Memórias do rasto da História,
Pela autoestrada da morte,
Março 2018
A guerra estava intrinsecamente ligada a nomes como Iraque e Afeganistão. Foi com estes “bastiões da desgraça” que se habituou a crescer, viver e conviver. Por esse motivo, a Guerra do Golfo soava-lhe distante, perdida num momento da História que não havia visto com os seus olhos. Haviam-se tornado apenas relatos, sobrepondo-se à verdade da realidade.
E era nessa esperança, de reverter a ideia do passado, que o dia se tornava cada vez mais excitante. De manhã, à saída da capital, a infindável Cidade do Kuwait, que se estende pelas terras arenosas do deserto, marcava a sua imponente presença no limiar do horizonte, com os seus principais marcos a erguerem-se a centenas de metros de altura.

A civilização que se esbatia no espelho retrovisor era a antítese da aventura para a qual Migs rumava, lentamente. Na imensidão do deserto, que unia o Kuwait ao Iraque, imperava o silêncio, a calma, o calor abrasador e as cicatrizes da História contemporânea. Os oitenta quilómetros entre Al-Jahra e Abdaly eram a idealização da solidão, da sobrevivência e do pós-guerra.
A estrada Sheikh Jaber Al Ahmad Al Sabah, vulgarmente conhecida por autoestrada 80, ou autoestrada da morte, tornara-se um marco incontornável quer para a população Kuwaiti, quer para os curiosos que a visitavam. Ao longo dos quilómetros, Migs acompanhava a contagem decrescente, presente nos outdoors à beira da estrada, da distância da fronteira do Iraque. Migs sabia que, três décadas antes da sua visita, o Kuwait havia sido violentamente invadido pelas forças militares iraquianas e era em busca dessas marcas que prosseguia nessa contagem – ansiosa – até ao limite da legalidade.
O tórrido silêncio era súbita e momentaneamente interrompido por alguns veículos de serviço das quintas presentes na região. Os postes de electricidade e toda a sinalética eram, frequentemente, porta-estandartes de diversas mensagens de teor militar e político que a guerra registou para a posterioridade. «God bless US troops» ou «Thank you, America» ecoavam pelos ventos que levantava a areia do deserto e eram mensagens que confortavam o povo Kuwaiti, dando-lhes o alento necessário para que possam acreditar na improbabilidade de uma repetição do inferno vivido no início da década de 90.

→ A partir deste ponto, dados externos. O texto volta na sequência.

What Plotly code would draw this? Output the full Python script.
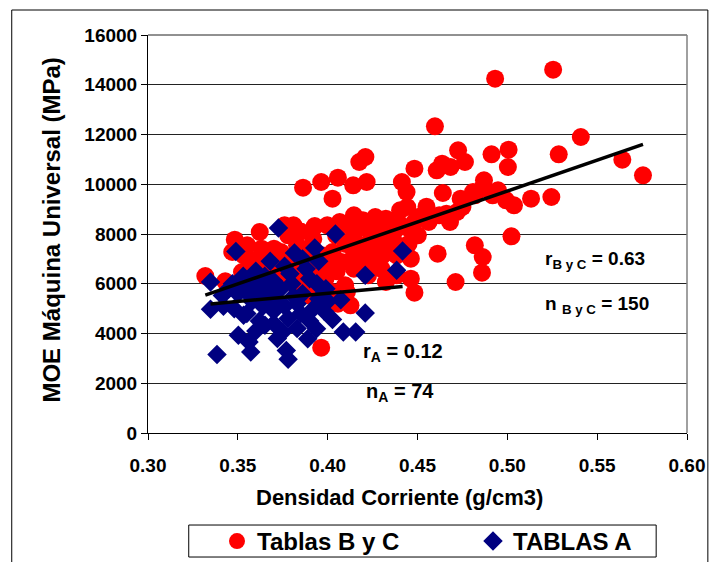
import plotly.graph_objects as go
import numpy as np

# Tablas B y C: densidad corriente (g/cm3) vs MOE (MPa)
bc_density = [
    0.4932, 0.5255, 0.4597, 0.5409, 0.5286, 0.5640, 0.5755, 0.4726, 0.4912, 0.5007,
    0.5003, 0.4483, 0.4607, 0.4637, 0.4684, 0.4764, 0.4176, 0.4210, 0.4413, 0.4439,
    0.4870, 0.3863, 0.3964, 0.4057, 0.4027, 0.4142, 0.4217, 0.4641, 0.4819, 0.4918,
    0.4993, 0.5037, 0.5132, 0.5245, 0.4681, 0.4750, 0.5023, 0.4612, 0.4819, 0.4863,
    0.4859, 0.4712, 0.4483, 0.3964, 0.3319, 0.3430, 0.3483, 0.3622, 0.3469, 0.3760,
    0.3780, 0.3928, 0.3998, 0.4116, 0.4196, 0.4265, 0.4324, 0.4403, 0.4443, 0.4502,
    0.4562, 0.4502, 0.4453, 0.4384, 0.4245, 0.4186, 0.4305, 0.4344, 0.4423, 0.4146,
    0.4077, 0.4027, 0.3968, 0.3889, 0.3830, 0.3701, 0.3632, 0.3552, 0.3572, 0.3612,
    0.3671, 0.3730, 0.3869, 0.3988, 0.4097, 0.4107, 0.4127, 0.4225, 0.4324, 0.4384,
    0.4463, 0.4265, 0.4206, 0.3790, 0.3948, 0.3523, 0.3572, 0.3612, 0.3533, 0.3859,
    0.3889, 0.3830, 0.4027, 0.4057, 0.4344, 0.4146, 0.4047, 0.4285, 0.4225, 0.4562,
    0.4661, 0.4720, 0.4809, 0.4740, 0.4384, 0.4463, 0.4305, 0.4146, 0.4067, 0.3810,
    0.3740, 0.3889, 0.3948, 0.3790, 0.4146, 0.4245, 0.4364, 0.4483, 0.4621, 0.4859,
    0.4948, 0.4200, 0.4100, 0.3920, 0.4350, 0.4450, 0.4050, 0.3700, 0.3800, 0.3600,
    0.3650, 0.3750, 0.3900, 0.4000, 0.4300, 0.4150, 0.4400, 0.4550, 0.4250, 0.3850,
]
bc_moe = [
    14244, 14606, 12328, 11900, 11202, 10988, 10358, 11363, 11202, 11390,
    10693, 10626, 10559, 10827, 10693, 10894, 10894, 11095, 10090, 9688,
    10157, 9862, 10090, 10264, 9420, 9956, 10090, 9648, 9554, 9554,
    9353, 9152, 9420, 9487, 8482, 9085, 7906, 7209, 7544, 7075,
    6445, 6070, 5641, 3430, 6311, 6097, 7772, 8080, 7276, 8348,
    7946, 8321, 8348, 8348, 8549, 8683, 8616, 8951, 9085, 8683,
    8616, 7946, 8214, 8214, 7946, 7544, 7678, 7276, 7410, 7142,
    6874, 7276, 7142, 7410, 7544, 7410, 7410, 7544, 6941, 6807,
    7142, 7008, 6606, 6204, 5936, 5668, 5132, 6338, 6070, 6338,
    6204, 6874, 6606, 6606, 6606, 6472, 5802, 5400, 7142, 6338,
    5534, 5802, 5668, 5199, 8348, 7946, 7946, 8348, 8214, 8482,
    8817, 8884, 9688, 9420, 7142, 7008, 7142, 8750, 8482, 8348,
    7276, 6874, 6338, 6204, 6606, 7142, 7812, 8482, 8750, 9822,
    9755, 7000, 7600, 7800, 8000, 7600, 6500, 6700, 6900, 6300,
    5900, 6200, 6000, 6800, 6600, 8100, 8400, 9100, 7300, 8100,
]

# Tablas A
a_density = [
    0.3348, 0.3348, 0.3414, 0.3489, 0.3726, 0.4043, 0.3815, 0.3928, 0.4417, 0.4384,
    0.4209, 0.4073, 0.4209, 0.4087, 0.4156, 0.4027, 0.3503, 0.3562, 0.3572, 0.3384,
    0.3770, 0.3780, 0.3889, 0.3938, 0.3750, 0.3651, 0.3532, 0.3600, 0.3650, 0.3700,
    0.3560, 0.3620, 0.3680, 0.3740, 0.3800, 0.3860, 0.3900, 0.3950, 0.3830, 0.3760,
    0.3700, 0.3640, 0.3580, 0.3500, 0.3450, 0.3420, 0.3480, 0.3550, 0.3620, 0.3700,
    0.3780, 0.3850, 0.3920, 0.3980, 0.3990, 0.3880, 0.3760, 0.3680, 0.3600, 0.3530,
    0.3900, 0.3830, 0.3720, 0.3600, 0.3660, 0.3810, 0.3940, 0.4000, 0.3710, 0.3570,
    0.3470, 0.3950, 0.3790, 0.3860,
]
a_moe = [
    6070, 4970, 5530, 7300, 8240, 8000, 7240, 7440, 7320, 6540,
    6340, 5360, 4820, 4060, 4060, 4560, 3930, 3660, 3260, 3160,
    3320, 2960, 3790, 4190, 4060, 4330, 4730, 6500, 6300, 6100,
    5900, 5700, 5500, 5800, 6000, 5600, 6200, 5400, 5200, 5100,
    4900, 5100, 5300, 5600, 5800, 5100, 5000, 4800, 4500, 4400,
    4600, 4800, 5000, 4900, 5800, 6600, 6700, 6900, 6200, 6300,
    4500, 4200, 3800, 4100, 5900, 5500, 6000, 5300, 5300, 5500,
    6000, 6900, 6400, 7000,
]

# Linear trend lines (intercept, slope)
bc_fit = (-2711.0, 24877.0)
a_fit = (2986.0, 6580.0)

x_ticks = [0.30, 0.35, 0.40, 0.45, 0.50, 0.55, 0.60]
y_ticks = [0, 2000, 4000, 6000, 8000, 10000, 12000, 14000, 16000]

FONT = "Arial, Liberation Sans, sans-serif"

fig = go.Figure()
fig.add_trace(go.Scatter(
    x=bc_density, y=bc_moe, mode="markers", name="Tablas B y C",
    marker=dict(symbol="circle", size=18, color="#FF0000", line=dict(width=0)),
))
fig.add_trace(go.Scatter(
    x=a_density, y=a_moe, mode="markers", name="TABLAS A",
    marker=dict(symbol="diamond", size=15, color="#000080", line=dict(width=0)),
))

for xs, fit in ((bc_density, bc_fit), (a_density, a_fit)):
    lx = np.array([min(xs), max(xs)])
    fig.add_trace(go.Scatter(
        x=lx, y=fit[0] + fit[1] * lx, mode="lines", showlegend=False,
        line=dict(color="black", width=3.5), hoverinfo="skip",
    ))

tick_font = dict(family=FONT, size=19, color="black", weight="bold")
fig.update_xaxes(
    range=[0.30, 0.60], tickvals=x_ticks, ticktext=[f"{v:.2f}" for v in x_ticks],
    showline=True, linecolor="black", linewidth=1, ticks="outside", ticklen=6,
    tickcolor="black", showgrid=False, zeroline=False, tickfont=tick_font,
    ticklabelstandoff=9,
)
fig.update_yaxes(
    range=[0, 16000], tickvals=y_ticks, ticktext=[str(v) for v in y_ticks],
    showline=True, linecolor="black", linewidth=1, ticks="outside", ticklen=6,
    tickcolor="black", showgrid=True, gridcolor="#222222", gridwidth=1,
    zeroline=False, tickfont=tick_font,
)

shapes = [
    # plot frame: top and right edges
    dict(type="line", xref="paper", yref="paper", x0=0, x1=1, y0=1, y1=1,
         line=dict(color="#222222", width=1)),
    dict(type="line", xref="paper", yref="paper", x0=1, x1=1, y0=0, y1=1,
         line=dict(color="#808080", width=1.5)),
    # outer chart border
    dict(type="rect", xref="paper", yref="paper", x0=-0.2528, x1=1.0387,
         y0=-0.3317, y1=1.0628, line=dict(color="black", width=1)),
    # legend box
    dict(type="rect", xref="paper", yref="paper", x0=0.0756, x1=0.9428,
         y0=-0.3116, y1=-0.2312, line=dict(color="black", width=1),
         fillcolor="white", layer="below"),
]

ann_font = dict(family=FONT, size=19, color="black", weight="bold")
annotations = [
    dict(text="r<sub>B y C</sub> = 0.63", x=0.5198, y=6955, xref="x", yref="y",
         xanchor="left", yanchor="middle", showarrow=False, font=ann_font),
    dict(text="n <sub>B y C</sub> = 150", x=0.5198, y=5146, xref="x", yref="y",
         xanchor="left", yanchor="middle", showarrow=False, font=ann_font),
    dict(text="r<sub>A</sub> = 0.12", x=0.4185, y=3256, xref="x", yref="y",
         xanchor="left", yanchor="middle", showarrow=False,
         font=dict(family=FONT, size=20, color="black", weight="bold")),
    dict(text="n<sub>A</sub> = 74", x=0.4200, y=1648, xref="x", yref="y",
         xanchor="left", yanchor="middle", showarrow=False,
         font=dict(family=FONT, size=20, color="black", weight="bold")),
    dict(text="Densidad Corriente (g/cm3)", x=0.4668, y=-0.1633, xref="paper",
         yref="paper", xanchor="center", yanchor="middle", showarrow=False,
         font=dict(family=FONT, size=22, color="black", weight="bold")),
    dict(text="MOE Máquina Universal (MPa)", x=-0.1790, y=0.51, xref="paper",
         yref="paper", xanchor="center", yanchor="middle", showarrow=False,
         textangle=-90,
         font=dict(family=FONT, size=24, color="black", weight="bold")),
]

fig.update_layout(
    width=717, height=562, autosize=False,
    margin=dict(l=148, r=27, t=35, b=129),
    paper_bgcolor="white", plot_bgcolor="white",
    shapes=shapes, annotations=annotations,
    showlegend=True,
    legend=dict(
        orientation="h", xref="container", yref="container",
        x=217 / 717, y=1 - 519 / 562, xanchor="left", yanchor="top",
        bgcolor="rgba(0,0,0,0)", borderwidth=0,
        entrywidth=211, entrywidthmode="pixels",
        font=dict(family=FONT, size=24, color="black", weight="bold"),
        itemsizing="trace",
    ),
)

fig.write_html("out.html")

E repentinamente, entre a fina poeira da areia que subia e caía, apareciam, dispersas, as cicatrizes e os bastiões das estórias que aquela autoestrada guardava. A invasão das tropas de Saddam Hussein havia entrado no Kuwait por essa mesma estrada, seguindo-se múltiplos bombardeamentos e as subsequentes mortes incontáveis. Extasiado com as terríveis marcas da guerra, Migs pisava o mesmo terreno de uma realidade tão recente e próxima, que ali se sentia intensamente. Tudo era visível, a olho nu, a escassos centímetros. As paredes derrubadas, os marcos dos tiros, o ar decrépito e o isolamento transportavam-no para o dia da acção. Os relatos que outrora havia escutado, eram, finalmente, reais. A História tornava-se presente e esse preciso presente moldava-lhe o olhar do futuro.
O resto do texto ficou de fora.